### [What to do]
Retype, please, the listing from its opening line through the line that contains "import matplotlib.pyplot as plt", both included, without the pictures.

— start —

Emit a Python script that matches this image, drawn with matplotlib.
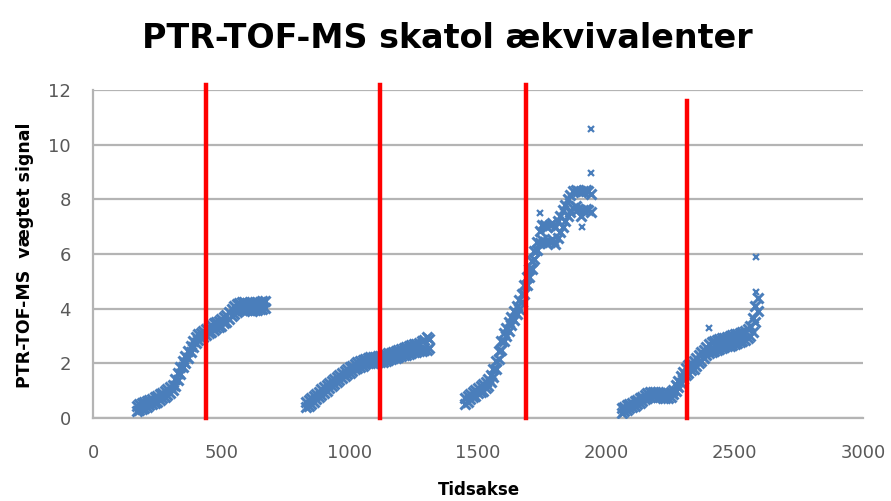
import matplotlib
matplotlib.use("Agg")
import matplotlib.pyplot as plt

# cluster 1
x1 = [170, 180, 190, 200, 210, 220, 230, 240, 250, 260, 270, 280, 290, 300, 310, 320, 330,
      340, 350, 360, 370, 380, 390, 400, 410, 420, 430, 440, 450, 460, 470, 480, 490, 500,
      510, 520, 530, 540, 550, 560, 570, 580, 590, 600, 610, 620, 630, 640, 650, 660, 670]
y1_lo = [0.25, 0.30, 0.34, 0.38, 0.42, 0.46, 0.50, 0.55, 0.60, 0.66, 0.72, 0.78, 0.85, 0.92,
         1.02, 1.18, 1.40, 1.62, 1.85, 2.02, 2.20, 2.40, 2.58, 2.74, 2.84, 2.92, 2.98, 3.04,
         3.10, 3.16, 3.22, 3.28, 3.34, 3.38, 3.46, 3.52, 3.62, 3.72, 3.80, 3.88, 3.94, 3.96,
         3.96, 3.94, 3.94, 3.92, 3.96, 3.96, 3.98, 4.00, 4.04]
y1_hi = [0.45, 0.50, 0.54, 0.58, 0.62, 0.66, 0.70, 0.75, 0.80, 0.86, 0.92, 0.98, 1.05, 1.12,
         1.22, 1.42, 1.64, 1.88, 2.10, 2.28, 2.45, 2.64, 2.82, 2.96, 3.06, 3.12, 3.18, 3.26,
         3.32, 3.40, 3.46, 3.52, 3.56, 3.62, 3.70, 3.78, 3.88, 3.98, 4.08, 4.16, 4.22, 4.24,
         4.24, 4.22, 4.22, 4.20, 4.24, 4.24, 4.26, 4.28, 4.28]

# cluster 2
x2 = [830, 840, 850, 860, 870, 880, 890, 900, 910, 920, 930, 940, 950, 960, 970, 980, 990,
      1000, 1010, 1020, 1030, 1040, 1050, 1060, 1070, 1080, 1090, 1100, 1110, 1120, 1130,
      1140, 1150, 1160, 1170, 1180, 1190, 1200, 1210, 1220, 1230, 1240, 1250, 1260, 1270,
      1280, 1290, 1300, 1310]
y2_lo = [0.42, 0.45, 0.52, 0.60, 0.68, 0.76, 0.85, 0.92, 1.00, 1.08, 1.16, 1.24, 1.30, 1.38,
         1.45, 1.52, 1.60, 1.66, 1.72, 1.78, 1.83, 1.88, 1.92, 1.96, 2.00, 2.02, 2.02, 2.04,
         2.05, 2.04, 2.06, 2.08, 2.12, 2.14, 2.18, 2.20, 2.24, 2.28, 2.30, 2.32, 2.35, 2.38,
         2.40, 2.42, 2.44, 2.45, 2.48, 2.50, 2.55]
y2_hi = [0.58, 0.65, 0.72, 0.80, 0.88, 0.96, 1.05, 1.12, 1.20, 1.28, 1.36, 1.44, 1.50, 1.58,
         1.65, 1.72, 1.80, 1.86, 1.92, 1.98, 2.03, 2.08, 2.12, 2.16, 2.20, 2.22, 2.22, 2.24,
         2.25, 2.28, 2.30, 2.32, 2.36, 2.38, 2.42, 2.46, 2.48, 2.52, 2.55, 2.58, 2.62, 2.66,
         2.70, 2.72, 2.76, 2.80, 2.85, 2.95, 2.90]

# cluster 3
x3 = [1450, 1460, 1470, 1480, 1490, 1500, 1510, 1520, 1530, 1540, 1550, 1560, 1570, 1580,
      1590, 1600, 1610, 1620, 1630, 1640, 1650, 1660, 1670, 1680, 1690, 1700, 1710, 1720,
      1730, 1740, 1750, 1760, 1770, 1780, 1790, 1800, 1810, 1820, 1830, 1840, 1850, 1860,
      1870, 1880, 1890, 1900, 1910, 1920, 1930, 1940]
y3_lo = [0.52, 0.60, 0.68, 0.75, 0.82, 0.90, 0.95, 1.00, 1.08, 1.18, 1.32, 1.50, 1.80, 2.15,
         2.50, 2.80, 3.00, 3.20, 3.40, 3.60, 3.80, 4.00, 4.25, 4.55, 4.85, 5.15, 5.45, 5.80,
         6.15, 6.40, 6.50, 6.45, 6.40, 6.45, 6.55, 6.35, 6.60, 6.80, 7.00, 7.20, 7.40, 7.55,
         7.70, 7.75, 7.65, 7.40, 7.60, 7.65, 7.60, 7.55]
y3_hi = [0.72, 0.80, 0.88, 0.95, 1.02, 1.10, 1.16, 1.24, 1.32, 1.42, 1.58, 1.80, 2.10, 2.45,
         2.80, 3.10, 3.30, 3.50, 3.70, 3.90, 4.10, 4.30, 4.55, 4.85, 5.15, 5.45, 5.75, 6.10,
         6.45, 6.85, 7.05, 7.05, 7.00, 7.05, 7.15, 7.00, 7.20, 7.40, 7.60, 7.80, 8.00, 8.15,
         8.30, 8.35, 8.30, 8.25, 8.30, 8.35, 8.30, 8.20]
x3_out = [1940, 1940, 1740, 1905, 1805]
y3_out = [10.57, 8.96, 7.50, 7.00, 6.40]

# cluster 4
x4 = [2060, 2070, 2080, 2090, 2100, 2110, 2120, 2130, 2140, 2150, 2160, 2170, 2180, 2190,
      2200, 2210, 2220, 2230, 2240, 2250, 2260, 2270, 2280, 2290, 2300, 2310, 2320, 2330,
      2340, 2350, 2360, 2370, 2380, 2390, 2400, 2410, 2420, 2430, 2440, 2450, 2460, 2470,
      2480, 2490, 2500, 2510, 2520, 2530, 2540, 2550, 2560, 2570, 2580, 2590]
y4_lo = [0.20, 0.25, 0.30, 0.35, 0.40, 0.45, 0.50, 0.56, 0.62, 0.68, 0.74, 0.78, 0.80, 0.80,
         0.78, 0.76, 0.72, 0.72, 0.74, 0.78, 0.86, 1.00, 1.14, 1.28, 1.42, 1.56, 1.66, 1.74,
         1.80, 1.90, 2.00, 2.10, 2.20, 2.30, 2.36, 2.42, 2.46, 2.50, 2.54, 2.56, 2.60, 2.62,
         2.64, 2.66, 2.72, 2.76, 2.78, 2.80, 2.84, 2.92, 3.00, 3.15, 3.50, 3.90]
y4_hi = [0.36, 0.41, 0.46, 0.51, 0.56, 0.61, 0.66, 0.72, 0.78, 0.84, 0.90, 0.94, 0.96, 0.96,
         0.94, 0.92, 0.88, 0.88, 0.90, 0.94, 1.04, 1.20, 1.36, 1.52, 1.68, 1.84, 1.94, 2.02,
         2.10, 2.20, 2.30, 2.40, 2.50, 2.60, 2.70, 2.78, 2.82, 2.86, 2.90, 2.92, 2.94, 2.98,
         3.00, 3.02, 3.06, 3.08, 3.10, 3.14, 3.18, 3.26, 3.38, 3.65, 4.10, 4.40]
x4_out = [2583, 2583, 2400]
y4_out = [5.90, 4.60, 3.30]

# red markers (x position, top)
red_x = [440, 1120, 1685, 2315]
red_top = [12.2, 12.2, 12.2, 11.6]

blue = "#4a7ebb"
grid_col = "#b4b4b4"
txt_col = "#595959"

fig = plt.figure(figsize=(8.91, 5.01), dpi=100)
ax = fig.add_axes([0.1044, 0.1657, 0.8642, 0.6547])

series = [(x1, y1_lo), (x1, y1_hi), (x2, y2_lo), (x2, y2_hi), (x3, y3_lo), (x3, y3_hi),
          (x4, y4_lo), (x4, y4_hi)]
for xs, ys in series:
    ax.plot(xs, ys, linestyle="none", marker="x", color=blue, markersize=7, mew=2.2, zorder=3)
for xs, ys in [(x3_out, y3_out), (x4_out, y4_out)]:
    ax.plot(xs, ys, linestyle="none", marker="x", color=blue, markersize=5, mew=1.6, zorder=3)

for rx, rt in zip(red_x, red_top):
    ax.plot([rx, rx], [0, rt], color="#ff0000", linewidth=3.2, clip_on=False, zorder=4)

ax.set_xlim(0, 3000)
ax.set_ylim(0, 12)
ax.set_xticks([0, 500, 1000, 1500, 2000, 2500, 3000])
ax.set_yticks([0, 2, 4, 6, 8, 10, 12])
ax.grid(axis="y", color=grid_col, linewidth=1.6)
ax.set_axisbelow(True)
for s in ["top", "right"]:
    ax.spines[s].set_visible(False)
for s in ["left", "bottom"]:
    ax.spines[s].set_color(grid_col)
    ax.spines[s].set_linewidth(1.6)
ax.tick_params(length=0, labelsize=13, labelcolor=txt_col)
ax.tick_params(axis="x", pad=19)
ax.tick_params(axis="y", pad=16)

fig.text(0.502, 0.924, "PTR-TOF-MS skatol ækvivalenter", ha="center", va="center",
         fontsize=24, fontweight="bold", color="black")
fig.text(0.028, 0.49, "PTR-TOF-MS  vægtet signal", ha="center", va="center",
         rotation=90, fontsize=12.5, fontweight="bold", color="black")
fig.text(0.538, 0.022, "Tidsakse", ha="center", va="center",
         fontsize=12, fontweight="bold", color="black")

fig.savefig("out.png", dpi=100)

— end —

### [Right answer]
Emit a Python script that matches this image, drawn with matplotlib.
import matplotlib
matplotlib.use("Agg")
import matplotlib.pyplot as plt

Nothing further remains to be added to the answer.